Saturday, October 15, 2011

Almas, com dedicatória especial ao António

A reacção de um amigo escritor ao pequeno poema que lhe enviei, Almas, e a seguir transcrevo, levou-me a várias considerações sobre o acto de escrever, a mão que escreve, a origem do impulso que dirige o tema, as ideias, as imagens...Dizia o meu amigo que o poema transcende a esfera do seu entendimento e que ele é mais da prosa do que da poesia. Claro que estava a brincar.
Eis o poema:
Para que alma voltamos
na hora de partir:
há uma alma que chora
há uma alma que ri...

Na altura pensei em recordar ao António (é o nome do amigo) que já Platão falava nos cavalos da alma, que já os antigos hindus falavam da transmigração das almas ( o que supõe a existência de suas várias transformações) que o Livro Tibetano dos Mortos ( que foi durante muitos anos para mim um livro de cabeceira) indica logo nas primeiras páginas de que modo a alma deve buscar a luz condutora, para evitar uma reencarnação penosa - enfim, que há todo um saber arcaico, um imaginário poderoso que de repente pode surgir num conjunto de versos que ocorrem e tomam conta da nossa própria escrita, sem que saibamos logo o porquê e o como.

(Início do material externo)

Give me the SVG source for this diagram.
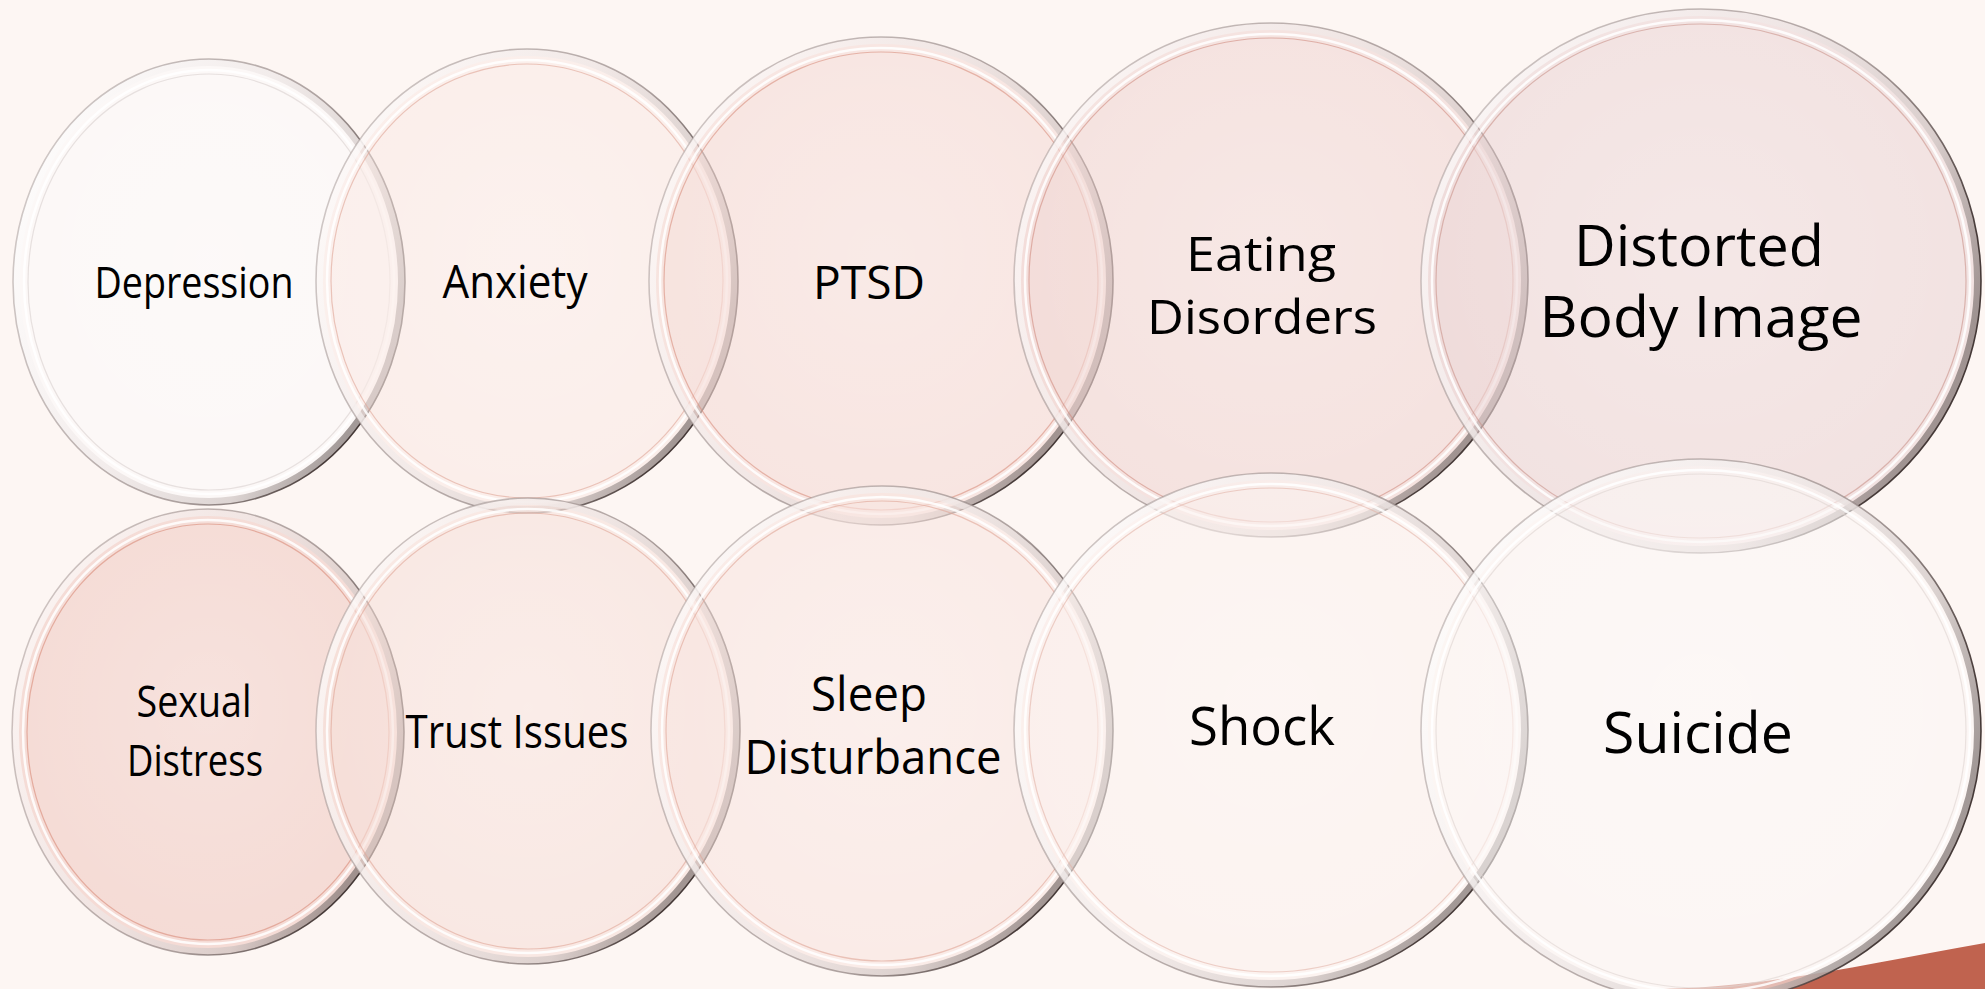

É essa obscura memória do que foi lido e guardado que pode, nalguns casos, como este, suscitar de repente um texto só aparentemente misterioso.

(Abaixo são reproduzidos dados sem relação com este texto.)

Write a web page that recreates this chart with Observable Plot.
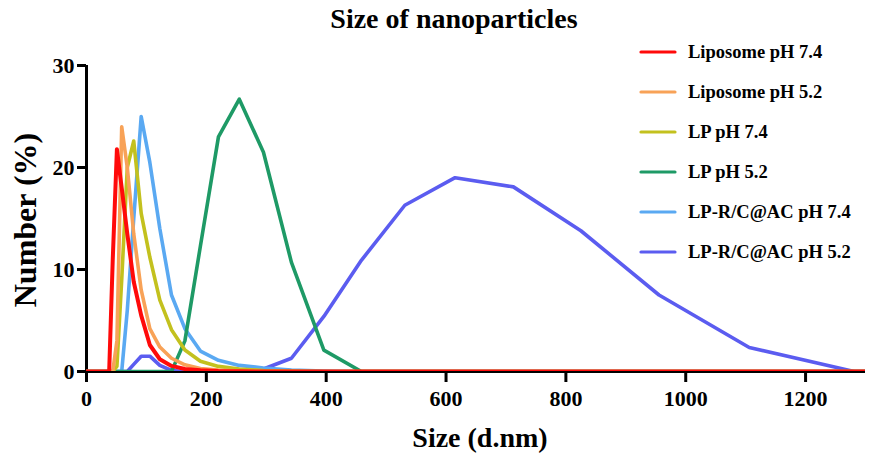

Procurando exemplos mais recentes, descubro em T.S.Eliot e Paul Celan matéria que seria ideal para epígrafe, antecedendo o meu poema, tornando-o, quem sabe, um pouco mais claro:
T.S.Eliot
"Surge da mão de Deus a alma simples..." (Animula)
Paul Celan
" Coloca então as folhas junto às almas..." (A Posse dos Sonhos)

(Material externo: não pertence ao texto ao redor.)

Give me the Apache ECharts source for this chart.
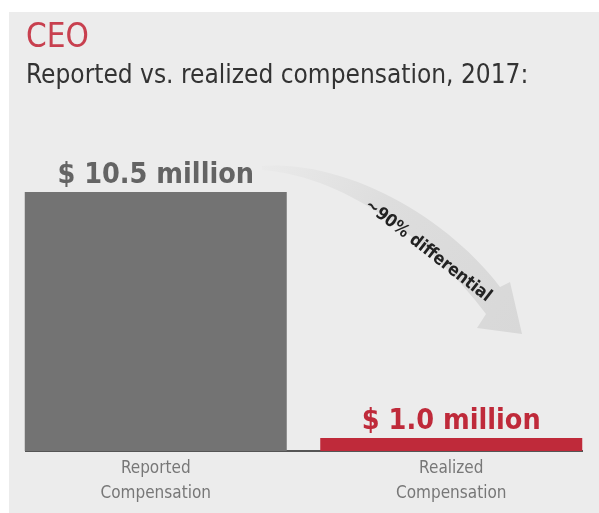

O que quero dizer é simples: que por vezes é o comentário ou a interrogação de um outro, neste caso o meu amigo, que nos obriga ao esforço de perceber de onde veio o impulso, que razões (neste caso leituras, reflexões bem antigas) estão afinal na origem de um pequeno alinhar de versos que de repente nos surgem e passamos ao papel.